Statistical simulation of pattern formation by ion-beam sputtering

Abstract

Purpose – The purpose of this paper is to investigate the influence of ion-flow parameters on surface topography and making numerical simulation at the times when the process of surface erosion becomes strongly nonlinear. Design/methodology/approach – The base of the mathematical model of target ion-sputtering is nonlinear evolutionary equation in which the erosion velocity dependence on ion flux is evaluated by means of a Monte Carlo method. The difference between this equation and the one of continuum theory is that the ion flux is not smooth function. Instead, it is a set of separate incident ions. Findings – Some simulations with using independent random points of arrival for the incident ions leads to results uncorrelated with the continuum model at early times. The ripples are not quite developed or observed. This phenomenon is explained by random fluctuations of the target sputtering depth. Sufficiently big values of the random fluctuations destroy the ripple structure on target surface.
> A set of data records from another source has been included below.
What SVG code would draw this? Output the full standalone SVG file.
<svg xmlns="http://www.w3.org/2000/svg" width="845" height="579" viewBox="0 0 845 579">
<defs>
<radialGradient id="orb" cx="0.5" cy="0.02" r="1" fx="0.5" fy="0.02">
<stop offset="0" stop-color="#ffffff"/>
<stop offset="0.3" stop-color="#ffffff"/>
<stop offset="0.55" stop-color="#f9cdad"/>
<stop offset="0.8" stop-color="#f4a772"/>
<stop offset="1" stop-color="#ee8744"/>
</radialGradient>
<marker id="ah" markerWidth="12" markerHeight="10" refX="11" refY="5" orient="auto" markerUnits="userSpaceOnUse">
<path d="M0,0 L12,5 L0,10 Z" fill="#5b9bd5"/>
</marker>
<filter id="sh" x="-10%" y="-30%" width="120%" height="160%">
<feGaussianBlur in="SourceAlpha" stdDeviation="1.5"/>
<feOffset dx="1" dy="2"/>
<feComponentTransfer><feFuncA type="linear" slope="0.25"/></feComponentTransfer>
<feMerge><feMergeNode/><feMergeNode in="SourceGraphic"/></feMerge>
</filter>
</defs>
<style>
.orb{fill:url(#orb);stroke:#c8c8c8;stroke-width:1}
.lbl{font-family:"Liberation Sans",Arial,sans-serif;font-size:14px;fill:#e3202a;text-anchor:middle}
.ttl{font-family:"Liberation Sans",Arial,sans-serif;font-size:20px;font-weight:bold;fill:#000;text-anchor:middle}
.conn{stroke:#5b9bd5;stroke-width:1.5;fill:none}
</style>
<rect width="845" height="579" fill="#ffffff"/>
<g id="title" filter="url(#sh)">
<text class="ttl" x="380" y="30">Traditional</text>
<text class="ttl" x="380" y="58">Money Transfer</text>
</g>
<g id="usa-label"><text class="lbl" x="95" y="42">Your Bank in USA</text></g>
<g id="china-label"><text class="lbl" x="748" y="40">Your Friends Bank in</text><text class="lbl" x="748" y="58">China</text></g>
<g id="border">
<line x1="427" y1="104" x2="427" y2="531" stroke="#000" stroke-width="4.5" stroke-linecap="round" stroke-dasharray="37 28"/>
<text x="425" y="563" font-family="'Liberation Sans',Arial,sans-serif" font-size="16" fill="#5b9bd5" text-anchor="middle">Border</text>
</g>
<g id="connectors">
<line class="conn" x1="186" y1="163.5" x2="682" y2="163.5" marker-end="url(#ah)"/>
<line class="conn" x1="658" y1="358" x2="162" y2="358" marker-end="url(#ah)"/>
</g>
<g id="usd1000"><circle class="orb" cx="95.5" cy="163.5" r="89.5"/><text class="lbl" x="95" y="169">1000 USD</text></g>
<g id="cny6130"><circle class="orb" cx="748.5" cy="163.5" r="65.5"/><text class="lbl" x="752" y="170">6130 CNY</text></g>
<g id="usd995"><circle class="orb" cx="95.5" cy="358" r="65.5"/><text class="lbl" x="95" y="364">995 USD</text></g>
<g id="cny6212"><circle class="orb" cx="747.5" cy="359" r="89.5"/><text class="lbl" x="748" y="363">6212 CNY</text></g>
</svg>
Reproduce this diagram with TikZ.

The simulation with using equally distributed sequence (Holton sequence) of points of arrival for the incident ions leads to results well correlated with the continuum model. Originality/value – The discrete model which goes into the equation of continuum theory within the appropriate asymptotic limit has been proposed. The discretization parameters influence on surface morphology formation has been studied. This paper may be interesting to researchers making the theoretical and numerical analysis of pattern formation on plane target surfaces undergoing ion-beam sputtering.